━━ Supplied information

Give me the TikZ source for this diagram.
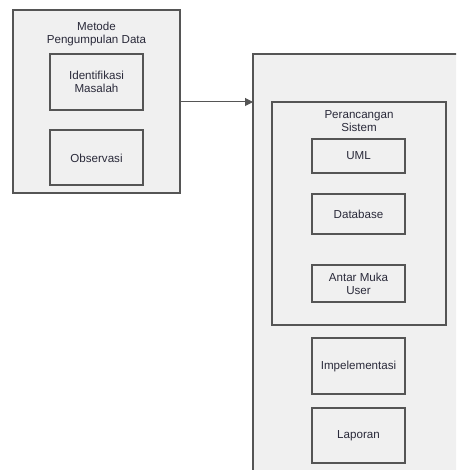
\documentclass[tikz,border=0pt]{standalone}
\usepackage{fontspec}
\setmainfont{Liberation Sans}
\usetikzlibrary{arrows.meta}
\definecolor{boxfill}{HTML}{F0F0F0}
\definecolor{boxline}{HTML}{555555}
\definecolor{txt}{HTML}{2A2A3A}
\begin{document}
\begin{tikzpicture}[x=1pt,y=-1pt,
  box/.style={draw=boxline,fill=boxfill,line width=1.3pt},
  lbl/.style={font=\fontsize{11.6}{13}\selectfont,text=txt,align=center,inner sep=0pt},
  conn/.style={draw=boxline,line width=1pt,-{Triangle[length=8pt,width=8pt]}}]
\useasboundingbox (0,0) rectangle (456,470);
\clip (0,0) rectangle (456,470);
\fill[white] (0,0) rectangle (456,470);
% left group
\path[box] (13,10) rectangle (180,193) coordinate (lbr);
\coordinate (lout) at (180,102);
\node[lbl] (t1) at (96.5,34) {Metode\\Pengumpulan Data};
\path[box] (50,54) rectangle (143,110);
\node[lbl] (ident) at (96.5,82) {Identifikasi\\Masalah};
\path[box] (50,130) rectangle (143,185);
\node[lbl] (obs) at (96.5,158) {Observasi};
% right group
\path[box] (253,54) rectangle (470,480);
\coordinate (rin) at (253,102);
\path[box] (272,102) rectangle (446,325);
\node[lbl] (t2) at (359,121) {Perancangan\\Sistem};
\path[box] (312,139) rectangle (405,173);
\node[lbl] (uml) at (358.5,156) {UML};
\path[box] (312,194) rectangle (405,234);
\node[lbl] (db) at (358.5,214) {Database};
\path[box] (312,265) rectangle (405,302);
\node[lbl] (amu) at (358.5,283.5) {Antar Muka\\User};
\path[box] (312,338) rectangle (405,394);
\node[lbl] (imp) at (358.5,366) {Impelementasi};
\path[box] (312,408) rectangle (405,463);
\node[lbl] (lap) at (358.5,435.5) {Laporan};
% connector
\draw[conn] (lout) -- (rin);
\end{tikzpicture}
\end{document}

━━━━

## Goal of the exercise
Repeat the data exactly, dropping every picture it holds.

## Written answer
Give me the TikZ source for this diagram.
\documentclass[tikz,border=0pt]{standalone}
\usepackage{fontspec}
\setmainfont{Liberation Sans}
\usetikzlibrary{arrows.meta}
\definecolor{boxfill}{HTML}{F0F0F0}
\definecolor{boxline}{HTML}{555555}
\definecolor{txt}{HTML}{2A2A3A}
\begin{document}
\begin{tikzpicture}[x=1pt,y=-1pt,
  box/.style={draw=boxline,fill=boxfill,line width=1.3pt},
  lbl/.style={font=\fontsize{11.6}{13}\selectfont,text=txt,align=center,inner sep=0pt},
  conn/.style={draw=boxline,line width=1pt,-{Triangle[length=8pt,width=8pt]}}]
\useasboundingbox (0,0) rectangle (456,470);
\clip (0,0) rectangle (456,470);
\fill[white] (0,0) rectangle (456,470);
% left group
\path[box] (13,10) rectangle (180,193) coordinate (lbr);
\coordinate (lout) at (180,102);
\node[lbl] (t1) at (96.5,34) {Metode\\Pengumpulan Data};
\path[box] (50,54) rectangle (143,110);
\node[lbl] (ident) at (96.5,82) {Identifikasi\\Masalah};
\path[box] (50,130) rectangle (143,185);
\node[lbl] (obs) at (96.5,158) {Observasi};
% right group
\path[box] (253,54) rectangle (470,480);
\coordinate (rin) at (253,102);
\path[box] (272,102) rectangle (446,325);
\node[lbl] (t2) at (359,121) {Perancangan\\Sistem};
\path[box] (312,139) rectangle (405,173);
\node[lbl] (uml) at (358.5,156) {UML};
\path[box] (312,194) rectangle (405,234);
\node[lbl] (db) at (358.5,214) {Database};
\path[box] (312,265) rectangle (405,302);
\node[lbl] (amu) at (358.5,283.5) {Antar Muka\\User};
\path[box] (312,338) rectangle (405,394);
\node[lbl] (imp) at (358.5,366) {Impelementasi};
\path[box] (312,408) rectangle (405,463);
\node[lbl] (lap) at (358.5,435.5) {Laporan};
% connector
\draw[conn] (lout) -- (rin);
\end{tikzpicture}
\end{document}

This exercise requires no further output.